The lawsuit alleges there was insufficient security in place in the school and its grounds, allowing the shooter to forcibly enter the building and then enter two classrooms and shoot and kill people within those classrooms.
The civil action is dated December 12, 2014, on court papers. The case was stamped as received by Town Clerk Debbie Aurelia Halstead on January 9.
The lawsuit, which is filed in Danbury Superior Court, seeks unspecified money damages exceeding $15,000. The court return date is January 27.
Listed as plaintiffs in the suit are the estates of Noah Pozner and Jesse Lewis, both of whom were among the 26 people killed by gunman Adam Lanza, 20, within the school. Lanza killed 20 first graders and six educators, before killing himself.
Representing the Jesse Lewis estate are his mother Scarlett Lewis and father Neil Heslin.
Representing the Noah Pozner estate is his father Leonard Pozner.
Named as defendants in the legal action are the Town of Newtown, represented by Ms Halstead; the Board of Education, represented by Schools Superintendent Joseph V. Erardi, Jr; and Sandy Hook Elementary School, represented by Principal Kathleen Gombos.
The lawsuit erroneously names the school principal as Sandy Gombos. The text of the lawsuit also erroneously names the school superintendent as David Fleishman.
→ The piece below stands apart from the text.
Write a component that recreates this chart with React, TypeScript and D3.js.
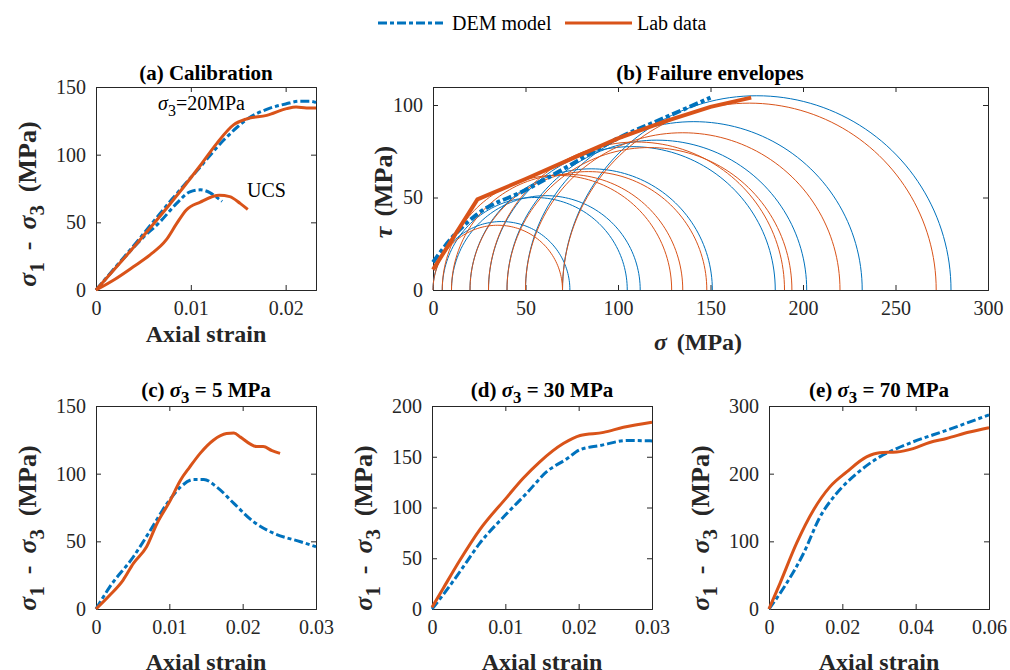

A man by that name is the superintendent of schools for the City of Newton, Mass.
Newtown Town Attorney David Grogins responded to the lawsuit saying, “We’re not going to make any comment yet.”
Mr Grogins said he expects he would have comments on the case at some point in the future.
“We’re reviewing it,” he added.
The 66-page lawsuit lists a variety of reasons why the plaintiffs consider the school system to have been negligent on December 14, 2012, resulting in the many deaths there.
The various allegations focus on the school system’s not having sufficient security measures in place to prevent the deaths at the K-4 school at 12 Dickinson Drive.
According to the lawsuit, school officials failed to provide the school with classroom doors that could be locked from the inside, thereby making the “lockdown” aspect of that school’s safety procedures virtually impossible to follow.
The lawsuit also alleges that school officials failed to sufficiently train and supervise the staff on the proper way to implement lockdown and evacuation plans.
Also, classrooms in the school could only be locked from the outside with a key, in violation of state law, it alleges.
The lawsuit also states, “They failed to provide a security guard or any other type of law enforcement personnel to assist in the implementation of the policies and procedures should an intruder enter the building, while leaving a large enough non-safety glass window directly to the right of the locked outer doors of the school, making access to the building relatively simple, and [making] successful lockdown of the building virtually impossible.”
The lawsuit alleges that having a 12-square-foot conventional glass panel in place adjacent to the locked main doors essentially rendered the locking of those doors useless, in terms of keeping someone from forcibly entering the building.
Lanza used a powerful semiautomatic rifle to shoot his way through the glass panel adjacent to the locked main doors to get inside the school.
A teacher in one of the two classrooms where the students were killed was a substitute teacher who was unfamiliar with school security measures, the lawsuit alleges.
Representing the plaintiffs is the law firm Papcsy Janosov Roche, LLC, of Norwalk.
Besides the town attorney, the town has referred the lawsuit to its insurance firm Rose & Kiernan, Inc, of Danbury, among others, for review.
Also, the estates of Noah Pozner and Jesse Lewis are among the ten plaintiffs in another pending negligence and wrongful death lawsuit in state court which focuses on the rifle which was used in the shootings. The eight other plaintiffs are the estates of seven other people who were killed and one survivor of the incident.
The defendants in that case are the manufacturer, the distributor, and the seller of the semiautomatic Bushmaster AR-15 rifle, which Adam Lanza used in the murders. Through that lawsuit, the plaintiffs seek money damages.